Written by: Jessica Lynch

New River Gorge National Park is full of small West Virginia coal and coke mining towns all along the river. Visitors learn about mining operations and how the region fueled the industrial revolution of the late 1880s. Miners had more complex lives, however, whether dealing with racial segregation within their town, or facing traumatic injuries on the job. This blog will utilize artifacts seldom seen by the public from the New River Gorge’s museum collections to show the dangers of mining life. 

A report from a Miner’s Hospital in Fayette County, West Virginia dated 1902.

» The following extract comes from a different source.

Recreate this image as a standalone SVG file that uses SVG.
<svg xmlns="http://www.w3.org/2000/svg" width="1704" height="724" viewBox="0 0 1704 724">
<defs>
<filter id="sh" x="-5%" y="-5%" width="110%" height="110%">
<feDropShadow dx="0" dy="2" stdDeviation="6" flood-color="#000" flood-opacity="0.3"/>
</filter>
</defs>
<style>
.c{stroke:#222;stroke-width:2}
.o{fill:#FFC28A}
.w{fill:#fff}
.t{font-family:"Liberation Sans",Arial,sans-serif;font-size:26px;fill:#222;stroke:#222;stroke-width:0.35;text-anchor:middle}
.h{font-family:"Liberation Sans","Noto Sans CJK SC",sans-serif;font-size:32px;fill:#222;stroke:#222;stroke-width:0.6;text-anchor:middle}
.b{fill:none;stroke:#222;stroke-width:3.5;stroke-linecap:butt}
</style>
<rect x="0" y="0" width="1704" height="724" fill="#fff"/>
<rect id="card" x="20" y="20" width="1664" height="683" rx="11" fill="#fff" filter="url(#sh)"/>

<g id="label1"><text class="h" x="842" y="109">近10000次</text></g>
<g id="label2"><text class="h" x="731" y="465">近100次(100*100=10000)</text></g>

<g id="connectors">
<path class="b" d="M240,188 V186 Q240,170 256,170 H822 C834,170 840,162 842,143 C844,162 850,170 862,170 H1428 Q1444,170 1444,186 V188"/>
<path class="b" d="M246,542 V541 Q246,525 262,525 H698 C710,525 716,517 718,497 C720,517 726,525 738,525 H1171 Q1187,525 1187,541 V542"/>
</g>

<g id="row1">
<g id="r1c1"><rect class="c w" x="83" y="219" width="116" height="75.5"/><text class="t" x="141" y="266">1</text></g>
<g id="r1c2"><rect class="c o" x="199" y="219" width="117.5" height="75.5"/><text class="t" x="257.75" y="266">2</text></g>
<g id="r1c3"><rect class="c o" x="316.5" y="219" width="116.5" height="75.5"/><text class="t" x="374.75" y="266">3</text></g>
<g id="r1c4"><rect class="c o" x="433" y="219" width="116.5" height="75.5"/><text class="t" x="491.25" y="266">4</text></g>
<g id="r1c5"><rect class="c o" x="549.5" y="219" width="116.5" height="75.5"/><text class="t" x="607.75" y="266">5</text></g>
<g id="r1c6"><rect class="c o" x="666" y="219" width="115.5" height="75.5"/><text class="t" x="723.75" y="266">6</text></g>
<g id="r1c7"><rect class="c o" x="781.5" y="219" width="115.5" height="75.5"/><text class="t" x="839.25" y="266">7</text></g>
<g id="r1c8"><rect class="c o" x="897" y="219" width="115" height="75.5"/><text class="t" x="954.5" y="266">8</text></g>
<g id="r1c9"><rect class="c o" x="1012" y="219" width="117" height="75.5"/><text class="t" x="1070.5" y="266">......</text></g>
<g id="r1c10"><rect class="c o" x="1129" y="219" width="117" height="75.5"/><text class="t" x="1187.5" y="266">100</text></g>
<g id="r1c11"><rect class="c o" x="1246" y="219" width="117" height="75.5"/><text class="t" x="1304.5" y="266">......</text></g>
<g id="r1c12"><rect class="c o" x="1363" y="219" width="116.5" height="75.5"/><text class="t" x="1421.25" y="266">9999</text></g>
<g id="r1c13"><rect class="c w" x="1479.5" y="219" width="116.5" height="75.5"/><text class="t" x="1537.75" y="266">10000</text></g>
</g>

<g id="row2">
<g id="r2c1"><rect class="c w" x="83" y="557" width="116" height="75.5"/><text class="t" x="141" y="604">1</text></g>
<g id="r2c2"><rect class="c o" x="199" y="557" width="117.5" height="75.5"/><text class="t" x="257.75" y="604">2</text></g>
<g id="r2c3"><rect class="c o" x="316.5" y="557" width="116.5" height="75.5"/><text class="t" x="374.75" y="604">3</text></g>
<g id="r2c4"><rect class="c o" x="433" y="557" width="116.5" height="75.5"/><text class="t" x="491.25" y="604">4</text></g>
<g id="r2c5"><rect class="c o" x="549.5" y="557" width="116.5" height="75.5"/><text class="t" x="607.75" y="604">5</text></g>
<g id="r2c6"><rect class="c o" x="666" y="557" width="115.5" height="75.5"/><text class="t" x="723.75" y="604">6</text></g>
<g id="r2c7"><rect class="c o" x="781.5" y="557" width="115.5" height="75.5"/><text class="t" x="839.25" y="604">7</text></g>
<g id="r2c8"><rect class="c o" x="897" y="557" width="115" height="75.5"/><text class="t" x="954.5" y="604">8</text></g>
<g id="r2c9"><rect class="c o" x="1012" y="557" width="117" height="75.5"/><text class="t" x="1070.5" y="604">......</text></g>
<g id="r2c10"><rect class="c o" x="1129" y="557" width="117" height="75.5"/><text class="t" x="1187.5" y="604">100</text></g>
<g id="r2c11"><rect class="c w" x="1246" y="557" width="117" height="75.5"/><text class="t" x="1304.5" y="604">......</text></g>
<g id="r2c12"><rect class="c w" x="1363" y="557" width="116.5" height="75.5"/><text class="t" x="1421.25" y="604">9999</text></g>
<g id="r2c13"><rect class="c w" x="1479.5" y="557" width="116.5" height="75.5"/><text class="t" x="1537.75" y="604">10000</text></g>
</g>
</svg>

In order to accommodate the injuries faced by the brave coal miners, specialized hospitals were established in the region. This local Miners’ Hospital served as a training ground for nurses, who learned a lot about medicine by working with severely injured patients. Some of the ailments the hospital dealt with during the turn of the 20th century were fractures to every bone in the body, including the skull, gangrene, necrosis, and lacerated wounds. Needless to say conditions inside the mine were extremely dangerous. The men inside the mines took these jobs to lift their families out of poverty and avoid other means of physical labor such as railroad work. They continued to be oppressed, however, as they were paid in company scrip, currency that could only be used at the company store owned by their bosses. Mineworkers were not fairly compensated for their risky jobs or celebrated for fueling the nation. 

Record of a mining accident in 1932.

Mining accidents were also recorded like this hand drawn insurance report. The drawing shows the extent of the accident and details who witnessed it. In this case, Charley Jones’ pant leg got caught on a steel tie. The following image records how a 23 year old man broke his right thigh bone from a slate fall.

Documentation of a mining injury from December 28th, 1932.

These poor working conditions for miners reveal the importance of unionizing for better wages and safer precautions to be implemented within the profession. The United Mine Workers of America was organized in 1890 and remains an active union advocating for mine workers to this day to ensure supportive healthcare, assistance for widows, and competitive wage benefits.